Final victory, when and if it comes, might be difficult for some to recognize. It is likely to involve measures that spare the dignity of the enemy and enrage or perplex people on our own side. In Northern Ireland, there are still many Loyalists who can’t stomach the sight of Martin McGuinness shaking hands with Queen Elizabeth and saying how much he admires her. They think he should either be dead or serving a long prison sentence, but his embrace of the British establishment is the clearest sign of their victory.
Carefully measured doses of violence are an unavoidable part of the struggle,and so is firm resistance to calls to let the armed forces “solve” the problem once and for all in a blaze of righteous violence. Margaret Thatcher doesn’t get enough credit for resisting howls from the right to let the security forces off the leash in the wake of the Warrenpoint Ambush in 1979 and the nearly successful attempt on her own life in 1984, two of the high points of the IRA campaign. The emotional satisfaction on those bloody days went all to the Provos but they made no overall difference to the outcome of the struggle.
Sectarian discrimination in Northern Ireland provided the conditions for the birth of the Provisional IRA but they were not the root cause of the conflict. That said, the wearing down of support for violence in the Nationalist community was greatly facilitated by the pouring of public spending into Northern Ireland and the gradual, halting but unstoppable elimination of discrimination against Catholics. It’s not impossible to interest people with jobs, houses and a future in a campaign of nationalist violence but there is reason to think that it’s more difficult to do so.
Channels of negotiation were almost always kept open between the British and the Provos. There were even some failed attempts at serious negotiations but talks on matters of substance only made real progress when the Provos had started to lose stomach for the fight.
The British government tolerated and at various times connived with extremist Loyalist groups like the UDA and UFF. Its security forces sometimes collaborated with them to murder Nationalists.

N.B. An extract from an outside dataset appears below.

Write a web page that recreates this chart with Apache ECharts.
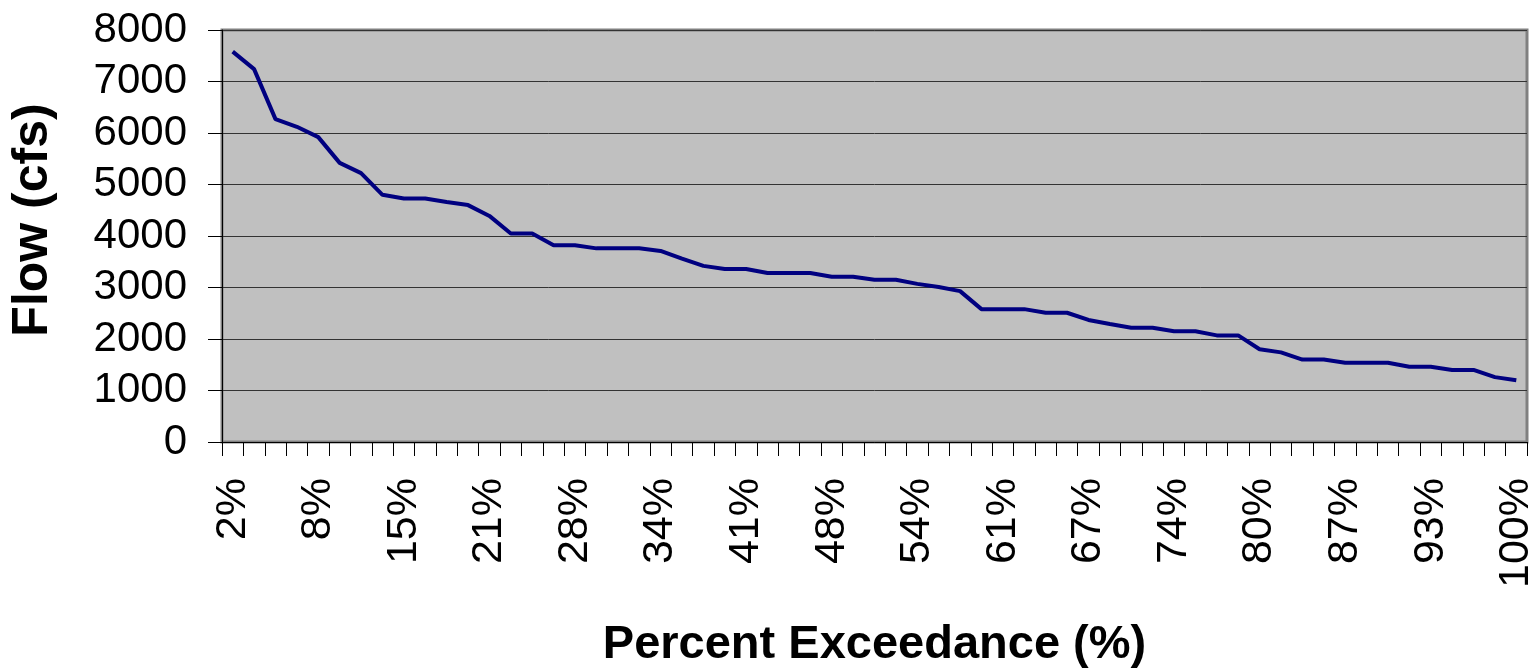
<!DOCTYPE html>
<html>
<head>
<meta charset="utf-8">
<script src="https://cdn.jsdelivr.net/npm/echarts@6/dist/echarts.min.js"></script>
<style>
  html, body { margin: 0; padding: 0; background: #fff; }
  #chart { width: 1536px; height: 670px; }
</style>
</head>
<body>
<div id="chart"></div>
<script>
// percent exceedance categories (61 ranked flows)
var categories = ['2%','3%','5%','7%','8%','10%','11%','13%','15%','16%','18%','20%','21%','23%','25%','26%',
  '28%','30%','31%','33%','34%','36%','38%','39%','41%','43%','44%','46%','48%','49%','51%','52%',
  '54%','56%','57%','59%','61%','62%','64%','66%','67%','69%','70%','72%','74%','75%','77%','79%',
  '80%','82%','84%','85%','87%','89%','90%','92%','93%','95%','97%','98%','100%'];

// flow in cfs
var flow = [7580, 7240, 6270, 6120, 5920, 5420, 5220, 4800, 4730, 4730, 4660, 4600, 4390, 4050, 4050, 3820,
  3820, 3760, 3760, 3760, 3710, 3560, 3420, 3360, 3360, 3280, 3280, 3280, 3210, 3210, 3150, 3150,
  3070, 3010, 2930, 2580, 2580, 2580, 2510, 2510, 2370, 2290, 2220, 2220, 2150, 2150, 2070, 2070,
  1800, 1740, 1600, 1600, 1540, 1540, 1540, 1460, 1460, 1400, 1400, 1260, 1200];

var yMin = 0, yMax = 8000, yStep = 1000;

var chart = echarts.init(document.getElementById('chart'));

var option = {
  animation: false,
  textStyle: { fontFamily: 'Liberation Sans, Arial, sans-serif' },
  grid: {
    left: 222,
    right: 9,
    top: 30,
    bottom: 228,
    outerBoundsMode: 'none',
    containLabel: false,
    show: true,
    backgroundColor: '#C0C0C0',
    borderColor: '#808080',
    borderWidth: 3
  },
  xAxis: {
    type: 'category',
    data: categories,
    boundaryGap: true,
    name: 'Percent Exceedance (%)',
    nameLocation: 'middle',
    nameGap: 180,
    nameTextStyle: { fontSize: 47, fontWeight: 'bold', color: '#000' },
    axisLine: { lineStyle: { color: '#000', width: 1 } },
    axisTick: { show: true, interval: 0, length: 14, lineStyle: { color: '#000' } },
    axisLabel: {
      interval: 3,
      rotate: 90,
      margin: 36,
      fontSize: 43,
      color: '#000'
    },
    splitLine: { show: false }
  },
  yAxis: {
    type: 'value',
    min: yMin,
    max: yMax,
    interval: yStep,
    name: 'Flow (cfs)',
    nameLocation: 'middle',
    nameGap: 164,
    nameTextStyle: { fontSize: 50, fontWeight: 'bold', color: '#000', padding: [0, 0, 0, 32] },
    axisLine: { show: true, lineStyle: { color: '#000', width: 1 } },
    axisTick: { show: true, length: 14, lineStyle: { color: '#000' } },
    axisLabel: {
      margin: 35,
      fontSize: 42,
      color: '#000',
      formatter: function (v) { return String(v); }
    },
    splitLine: { show: true, lineStyle: { color: '#333', width: 1 } }
  },
  series: [
    {
      name: 'Flow',
      type: 'line',
      data: flow,
      showSymbol: false,
      symbol: 'none',
      lineStyle: { color: '#000080', width: 4 },
      itemStyle: { color: '#000080' }
    }
  ]
};

chart.setOption(option);
</script>
</body>
</html>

However, it also jailed members of those groups by the hundred and who was using who in their relationship was never in doubt.
At times the British must have been sorely tempted to launch retaliatory or hot pursuit raids into the Republic of Ireland but - apart from two grave exceptions - they restrained themselves and preferred imperfect but ever-improving (from the middle of the 1970s on at any rate) cooperation with the Irish government in the fight against the Provos.
The huge number of people of Irish birth and descent resident in parts of the United Kingdom other than Northern Ireland were largely (though not exclusively) left unmolested by the British authorities throughout the conflict.
And even now, the conflict isn’t completely over. The autonomous government of Northern Ireland yet again teeters on the brink of collapse and dissident Republican groups continue to be active, though their strength and political relevance is not a fraction of that of the Provisional IRA in its pomp.
One thing seems certain; the Northern Ireland fairy story offers no useful guidance to any party in the Israeli-Palestinian conflict. To the Israelis it offers only the illusion that spontaneously made concessions (that’s what “meaningful talks” is code for in the fairy tale) to their enemies will bring them something better than their contempt and demands for yet more. At the same time, it fails to take the demands of the Palestinian national movement seriously - particularly that part of it represented by Hamas - and it treats the Palestinians at best as politically immature and at worst as colourful Orientals, incapable of meaning what they actually say. Let us hear no more of the Northern Ireland fairy tale.